Friday, July 01, 2016

La mano dello straniero / The Stranger's Hand


La mano dello straniero / The Stranger's Hand. Alida Valli as Roberta and Richard Basehart as Joe.

Rapt à Venise / La Main de l'étranger. IT/GB 1954. D: Mario Soldati. Based on: dal racconto omonimo di Graham Greene. SC: Giorgio Bassani, Guy Elmes. Cinematography: Enzo Serafin. ED: Tom Simpson, Leslie Hodgson, Leo Cattozzo. AD: Luigi Scaccianoce. M: Nino Rota. C: Alida Valli (Roberta), Trevor Howard (maggiore Court), Richard Basehart (Joe), Richard O’Sullivan (Roger Court), Eduardo Ciannelli (dottor Vivaldi), Arnoldo Foà (il commissario), Guido Celano (questore), Jacopo Tecchio (Giorgio Luzzi), Guido Costantini (Peskovitch), Nerio Berardi (direttore dell’albergo). P: Peter Moore per Rizzoli Film, Milo Film. [The film was not released in Finland]. 35 mm. 87’. B&w.
    Versione italiana
    Print from CSC – Cineteca Nazionale
    Il Cinema Ritrovato, Bologna
    Mario Soldati, a Writer at Cinecittà
    E-subtitles in English by Sub-Ti Londra
    Cinema Jolly, 1 July 2016


Emiliano Morreale (Bologna catalog): "One day, for fun, Graham Greene adopted a pseudonym and took part in a competition for stories written in the style of Graham Greene. He came second. His friend Mario Soldati asked him to produce a film story based on this idea, and thus La mano dello straniero was born. It is a classic story of the loss of childhood innocence set against a backdrop of espionage and intrigue: a sort of cross between The Third Man and Fuga in Francia. A child is searching for his kidnapped father in a noisy and hostile Venice with the help of a beautiful nurse and an ambiguous doctor. The cinematic encounter between Soldati and Greene is a curious one, and the story was perfect. Both men shared a Stevenson-like taste for adventure and a Catholic sense of suspense. Unfortunately, the production suffered from serious financial difficulties, while the Cold War espionage backstory had to be modified for political reasons until it was barely intelligible. However, the characters’ disorientation in the city remains one of the film’s strong points, together with the extraordinary figure of the villain, played by Eduardo Ciannelli. He is the heart of the film: an actor born in Ischia who became one of the great character actors of Thirties and Forties Hollywood (he had worked with Walsh, Hitchcock and Ford, amongst others) and was now promoted to the rank of protagonist. His character of a nihilist who reads The Decline of the West, aided by his worn features, is one of the details which, as is often the case in Soldati, unifies and justifies the whole film." – Emiliano Morreale

AA: Graham Greene had had his finest success in the cinema in Carol Reed's The Fallen Idol and The Third Man. The Stranger's Hand, directed by Mario Soldati, has elements of both. It is a Cold War story set in Venice, bringing back Alida Valli and Trevor Howard from The Third Man to another Graham Greene thriller. And it is an "end of childhood" story like The Fallen Idol. While The Stranger's Hand does not have a great reputation, it is an exciting and well-made film, and a treat for us interested in Graham Greene in the cinema.
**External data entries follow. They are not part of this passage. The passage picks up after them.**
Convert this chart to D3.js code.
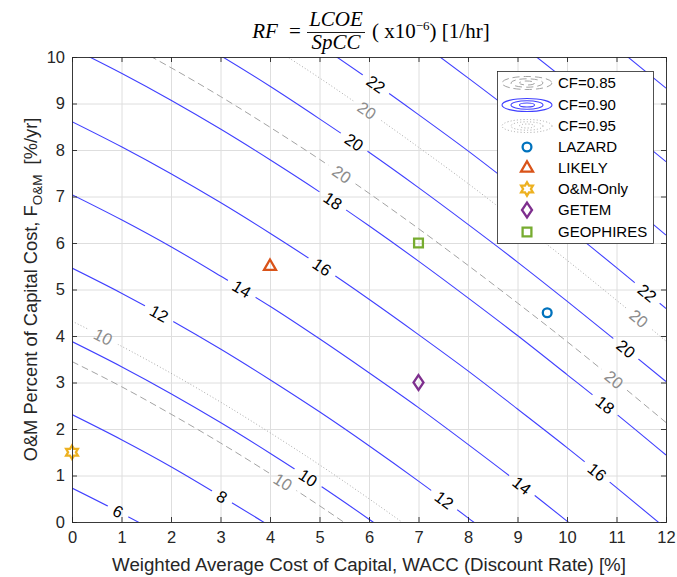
<!DOCTYPE html>
<html>
<head>
<meta charset="utf-8">
<script src="https://cdn.jsdelivr.net/npm/d3@7"></script>
<style>
  body { margin: 0; background: #fff; }
  svg { display: block; }
</style>
</head>
<body>
<svg id="chart" width="677" height="577"></svg>
<script>
// WACC grid [%] at which every contour's O&M value is tabulated
const wacc = [0, 1, 2, 3, 4, 5, 6, 7, 8, 9, 10, 11, 12];

// RF contours (x1e-6 1/hr) for capacity factor 0.90: O&M % at each WACC grid value
const cf090 = [
  { level: 6,  fom: [0.73, 0.19, -0.39, -1.01, -1.67, -2.36, -3.09, -3.85, -4.64, -5.45, -6.29, -7.14, -8.02] },
  { level: 8,  fom: [2.31, 1.77, 1.19, 0.56, -0.09, -0.79, -1.52, -2.27, -3.06, -3.87, -4.71, -5.57, -6.44] },
  { level: 10, fom: [3.88, 3.34, 2.76, 2.14, 1.48, 0.79, 0.06, -0.70, -1.48, -2.30, -3.13, -3.99, -4.87] },
  { level: 12, fom: [5.46, 4.92, 4.34, 3.72, 3.06, 2.37, 1.64, 0.88, 0.09, -0.72, -1.56, -2.41, -3.29] },
  { level: 14, fom: [7.04, 6.50, 5.92, 5.29, 4.64, 3.94, 3.21, 2.46, 1.67, 0.86, 0.02, -0.84, -1.71] },
  { level: 16, fom: [8.61, 8.07, 7.49, 6.87, 6.21, 5.52, 4.79, 4.03, 3.25, 2.43, 1.60, 0.74, -0.14] },
  { level: 18, fom: [10.19, 9.65, 9.07, 8.45, 7.79, 7.10, 6.37, 5.61, 4.82, 4.01, 3.17, 2.32, 1.44] },
  { level: 20, fom: [11.77, 11.23, 10.65, 10.03, 9.37, 8.67, 7.95, 7.19, 6.40, 5.59, 4.75, 3.89, 3.02] },
  { level: 22, fom: [13.34, 12.80, 12.22, 11.60, 10.94, 10.25, 9.52, 8.76, 7.98, 7.16, 6.33, 5.47, 4.59] },
  { level: 24, fom: [14.92, 14.38, 13.80, 13.18, 12.52, 11.83, 11.10, 10.34, 9.55, 8.74, 7.90, 7.05, 6.17] },
  { level: 26, fom: [16.50, 15.96, 15.38, 14.76, 14.10, 13.40, 12.68, 11.92, 11.13, 10.32, 9.48, 8.62, 7.75] },
  { level: 28, fom: [18.08, 17.53, 16.95, 16.33, 15.67, 14.98, 14.25, 13.49, 12.71, 11.89, 11.06, 10.20, 9.33] }
];

// capacity factor 0.85
const cf085 = [
  { level: 10, fom: [3.45, 2.91, 2.32, 1.70, 1.04, 0.35, -0.38, -1.14, -1.92, -2.73, -3.57, -4.43, -5.30] },
  { level: 20, fom: [10.89, 10.35, 9.77, 9.15, 8.49, 7.80, 7.07, 6.31, 5.52, 4.71, 3.88, 3.02, 2.14] }
];

// capacity factor 0.95
const cf095 = [
  { level: 10, fom: [4.32, 3.78, 3.20, 2.58, 1.92, 1.23, 0.50, -0.26, -1.05, -1.86, -2.69, -3.55, -4.43] },
  { level: 20, fom: [12.64, 12.10, 11.52, 10.90, 10.24, 9.55, 8.82, 8.06, 7.28, 6.46, 5.63, 4.77, 3.89] }
];

// reference estimates
const designNames = ["LAZARD", "LIKELY", "O&M-Only", "GETEM", "GEOPHIRES"];
const designWacc  = [9.6, 4, 0, 7, 7];
const designFom   = [4.5, 5.5, 1.5, 3, 6];

// axis ticks
const xTicks = [0, 1, 2, 3, 4, 5, 6, 7, 8, 9, 10, 11, 12];
const yTicks = [0, 1, 2, 3, 4, 5, 6, 7, 8, 9, 10];

// WACC values along each contour where its inline label sits
const labelAt090 = { 6: [0.93], 8: [3.03], 10: [4.77], 12: [1.76, 7.52], 14: [3.43, 9.09],
                     16: [5.05, 10.61], 18: [5.27, 10.77], 20: [5.70, 11.19], 22: [6.14, 11.62] };
const labelAt085 = { 10: [4.26], 20: [5.45, 10.95] };
const labelAt095 = { 10: [0.63], 20: [5.96, 11.45] };

// ---------------------------------------------------------------------------
const svg = d3.select("#chart");
const W = 677, H = 577;
const plot = { left: 72, right: 666, top: 57, bottom: 522 };
const sans = "'Liberation Sans', Arial, Helvetica, sans-serif";
const serif = "'Liberation Serif', 'Times New Roman', serif";
const axisColor = "#262626";

const x = d3.scaleLinear().domain([0, 12]).range([plot.left, plot.right]);
const y = d3.scaleLinear().domain([0, 10]).range([plot.bottom, plot.top]);

const defs = svg.append("defs");
defs.append("clipPath").attr("id", "plot-clip")
  .append("rect")
  .attr("x", plot.left).attr("y", plot.top)
  .attr("width", plot.right - plot.left).attr("height", plot.bottom - plot.top);

// background + grid
svg.append("rect").attr("x", plot.left).attr("y", plot.top)
  .attr("width", plot.right - plot.left).attr("height", plot.bottom - plot.top)
  .attr("fill", "#fff");

const grid = svg.append("g").attr("stroke", "#dedede").attr("stroke-width", 1);
grid.selectAll(".gx").data(xTicks).join("line")
  .attr("x1", d => x(d) + 0.5).attr("x2", d => x(d) + 0.5)
  .attr("y1", plot.top).attr("y2", plot.bottom);
grid.selectAll(".gy").data(yTicks).join("line")
  .attr("y1", d => y(d) + 0.5).attr("y2", d => y(d) + 0.5)
  .attr("x1", plot.left).attr("x2", plot.right);

// contour sets
const line = d3.line()
  .x((d, i) => x(wacc[i]))
  .y(d => y(d))
  .curve(d3.curveMonotoneX);

const sets = [
  { data: cf085, labels: labelAt085, stroke: "#a3a3a3", dash: "7,4",   width: 1,   text: "#8c8c8c", name: "cf085" },
  { data: cf090, labels: labelAt090, stroke: "#4040ff", dash: null,    width: 1.1, text: "#000000", name: "cf090" },
  { data: cf095, labels: labelAt095, stroke: "#a8a8a8", dash: "1,2.2", width: 1,   text: "#8c8c8c", name: "cf095" }
];

const contourLayer = svg.append("g").attr("clip-path", "url(#plot-clip)");
const labelLayer = svg.append("g")
  .attr("font-family", sans).attr("font-size", 16.5);

function pointAtX(node, px) {
  let lo = 0, hi = node.getTotalLength();
  for (let k = 0; k < 40; k++) {
    const mid = (lo + hi) / 2;
    if (node.getPointAtLength(mid).x < px) lo = mid; else hi = mid;
  }
  return (lo + hi) / 2;
}

sets.forEach(set => {
  set.data.forEach((c, ci) => {
    const id = `mask-${set.name}-${ci}`;
    const mask = defs.append("mask").attr("id", id).attr("maskUnits", "userSpaceOnUse")
      .attr("x", 0).attr("y", 0).attr("width", W).attr("height", H);
    mask.append("rect").attr("x", 0).attr("y", 0).attr("width", W).attr("height", H).attr("fill", "#fff");

    const g = contourLayer.append("g").attr("mask", `url(#${id})`);
    const path = g.append("path")
      .attr("d", line(c.fom))
      .attr("fill", "none")
      .attr("stroke", set.stroke)
      .attr("stroke-width", set.width)
      .attr("stroke-dasharray", set.dash);
    const node = path.node();

    (set.labels[c.level] || []).forEach(wx => {
      const l = pointAtX(node, x(wx));
      const p = node.getPointAtLength(l);
      const p1 = node.getPointAtLength(l - 3), p2 = node.getPointAtLength(l + 3);
      const ang = Math.atan2(p2.y - p1.y, p2.x - p1.x) * 180 / Math.PI;
      const t = labelLayer.append("text")
        .attr("transform", `translate(${p.x},${p.y}) rotate(${ang})`)
        .attr("text-anchor", "middle")
        .attr("dy", "0.36em")
        .attr("fill", set.text)
        .text(c.level);
      const w = t.node().getComputedTextLength() + 14;
      mask.append("rect")
        .attr("x", -w / 2).attr("y", -8).attr("width", w).attr("height", 16)
        .attr("transform", `translate(${p.x},${p.y}) rotate(${ang})`)
        .attr("fill", "#000");
    });
  });
});

// markers
const colors = ["#0072BD", "#D95319", "#EDB120", "#7E2F8E", "#77AC30"];
function hexagram(R) {
  const r = R / Math.sqrt(3);
  const pts = [];
  for (let k = 0; k < 12; k++) {
    const a = -Math.PI / 2 + k * Math.PI / 6;
    const rad = k % 2 === 0 ? R : r;
    pts.push([rad * Math.cos(a), rad * Math.sin(a)]);
  }
  return "M" + pts.map(p => p.join(",")).join("L") + "Z";
}
const shapes = [
  "M4.4,0A4.4,4.4 0 1,1 -4.4,0A4.4,4.4 0 1,1 4.4,0Z",
  "M0,-6.8L6,3.7L-6,3.7Z",
  hexagram(6.8),
  "M0,-7.4L5,0L0,7.4L-5,0Z",
  "M-4.4,-4.4L4.4,-4.4L4.4,4.4L-4.4,4.4Z"
];
const markerLayer = svg.append("g");
designNames.forEach((n, i) => {
  markerLayer.append("path")
    .attr("d", shapes[i])
    .attr("transform", `translate(${x(designWacc[i])},${y(designFom[i])})`)
    .attr("fill", "none")
    .attr("stroke", colors[i])
    .attr("stroke-width", 2.3)
    .attr("stroke-linejoin", "miter");
});

// axes, ticks inward on all sides
const axG = svg.append("g").attr("font-family", sans);
const xAxis = axG.append("g").attr("transform", `translate(0,${plot.bottom})`)
  .call(d3.axisBottom(x).tickValues(xTicks).tickSize(-5).tickPadding(9).tickFormat(d3.format("d")));
const xAxisTop = axG.append("g").attr("transform", `translate(0,${plot.top})`)
  .call(d3.axisTop(x).tickValues(xTicks).tickSize(-5).tickFormat(""));
const yAxis = axG.append("g").attr("transform", `translate(${plot.left},0)`)
  .call(d3.axisLeft(y).tickValues(yTicks).tickSize(-5).tickPadding(7).tickFormat(d3.format("d")));
const yAxisRight = axG.append("g").attr("transform", `translate(${plot.right},0)`)
  .call(d3.axisRight(y).tickValues(yTicks).tickSize(-5).tickFormat(""));
[xAxis, xAxisTop, yAxis, yAxisRight].forEach(a => {
  a.selectAll(".domain").attr("stroke", axisColor).attr("stroke-width", 0.9);
  a.selectAll(".tick line").attr("stroke", axisColor).attr("stroke-width", 0.9);
  a.selectAll(".tick text").attr("fill", axisColor).attr("font-size", 16.5).attr("font-family", sans);
});

// axis titles
svg.append("text")
  .attr("x", (plot.left + plot.right) / 2).attr("y", 571)
  .attr("text-anchor", "middle")
  .attr("font-family", sans).attr("font-size", 18.7).attr("fill", axisColor)
  .text("Weighted Average Cost of Capital, WACC (Discount Rate) [%]");

const yTitle = svg.append("text")
  .attr("transform", `translate(37,${(plot.top + plot.bottom) / 2}) rotate(-90)`)
  .attr("text-anchor", "middle")
  .attr("font-family", sans).attr("font-size", 18.3).attr("fill", axisColor);
yTitle.append("tspan").text("O&M Percent of Capital Cost, F");
yTitle.append("tspan").attr("font-size", 13.5).attr("dy", 4.5).text("O&M");
yTitle.append("tspan").attr("dy", -4.5).text("\u00a0\u00a0[%/yr]");

// title: RF = LCOE / SpCC ( x10^-6) [1/hr]
const title = svg.append("g").attr("font-family", serif).attr("fill", "#000").attr("font-size", 21);
title.append("text").attr("x", 265).attr("y", 38).attr("text-anchor", "middle")
  .attr("font-style", "italic").text("RF");
title.append("text").attr("x", 295).attr("y", 38).attr("text-anchor", "middle").text("=");
title.append("text").attr("x", 336).attr("y", 26).attr("text-anchor", "middle")
  .attr("font-style", "italic").text("LCOE");
title.append("line").attr("x1", 307).attr("x2", 365).attr("y1", 32.5).attr("y2", 32.5)
  .attr("stroke", "#000").attr("stroke-width", 0.9);
title.append("text").attr("x", 336).attr("y", 49).attr("text-anchor", "middle")
  .attr("font-style", "italic").text("SpCC");
const rest = title.append("text").attr("x", 372).attr("y", 38);
rest.append("tspan").text("(\u00a0x10");
rest.append("tspan").attr("font-size", 13).attr("dy", -8).text("\u22126");
rest.append("tspan").attr("dy", 8).text(")\u00a0[1/hr]");

// legend
const lg = svg.append("g").attr("font-family", sans).attr("font-size", 15);
lg.append("rect").attr("x", 497.5).attr("y", 71.5).attr("width", 156).attr("height", 172)
  .attr("fill", "#fff").attr("stroke", axisColor).attr("stroke-width", 0.8);
const rowY = [83, 105, 126, 147, 168, 189, 210, 232];
const iconX = 527, textX = 558;
const legendContours = [
  { label: "CF=0.85", set: sets[0] },
  { label: "CF=0.90", set: sets[1] },
  { label: "CF=0.95", set: sets[2] }
];
legendContours.forEach((e, i) => {
  [[25, 6.5], [16, 4.2], [7.5, 2]].forEach(([rx, ry]) => {
    lg.append("ellipse").attr("cx", iconX).attr("cy", rowY[i]).attr("rx", rx).attr("ry", ry)
      .attr("fill", "none").attr("stroke", e.set.stroke).attr("stroke-width", e.set.width)
      .attr("stroke-dasharray", e.set.dash);
  });
  lg.append("text").attr("x", textX).attr("y", rowY[i]).attr("dy", "0.36em").attr("fill", "#000").text(e.label);
});
designNames.forEach((n, i) => {
  const yy = rowY[i + 3];
  lg.append("path").attr("d", shapes[i])
    .attr("transform", `translate(${iconX},${yy})`)
    .attr("fill", "none").attr("stroke", colors[i]).attr("stroke-width", 2.3);
  lg.append("text").attr("x", textX).attr("y", yy).attr("dy", "0.36em").attr("fill", "#000").text(n);
});
</script>
</body>
</html>
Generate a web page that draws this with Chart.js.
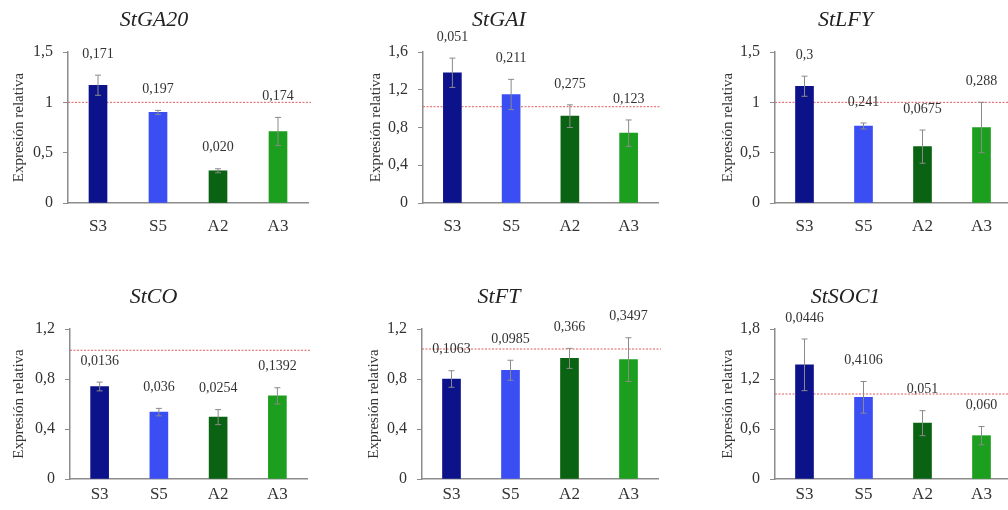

I was only able to see the first 60 minutes of the film due to an overlap with Youssef Chahine's Adieu Bonaparte at Cinema Arlecchino.

I liked:

– the engrossing, operatic score by Nino Rota
– the wonderful cinematography by Enzo Serafin, who had a special talent in transforming a landscape into a soulscape (see Viaggio in Italia)
– the way Venice has been turned into a protagonist of the story, in a way similar to the use of Vienna in The Third Man. In this case the concept is not to turn Venice menacing (like in Don't Look Now). On the contrary, its friendly, beautiful and touristic ambience is an unpredictable background to the sinister plot.
– the plot belongs to the same tradition as Roman Polanski's Frantic: nobody believes that a disappearance of a person (in this case the little boy Roger's father, played by Trevor Howard) has taken place, and the first problem is to have others recognize it
– there is still an atmosphere of post-war unrest; for instance Roberta (Alida Valli) is a refugee
– Roger has not seen his his father, who is a major, in three years, and at first he does not even recognize him when he lies drugged on a hospital bed with a thick stubble
– this is Roger's lonesome quest at first, but then there is a team of three, a kind of an ad hoc family, consisting of Roberta, Joe (Richard Basehart), and Roger (this is where I had to leave for the next screening)
– the film is well cast to the tiniest parts, and as Emiliano Morreale states above, there is an interesting performance by Eduardo Ciannelli as the dubious doctor. He even meets Roger on sympathetic terms.

The print is watchable, with a duped visual quality.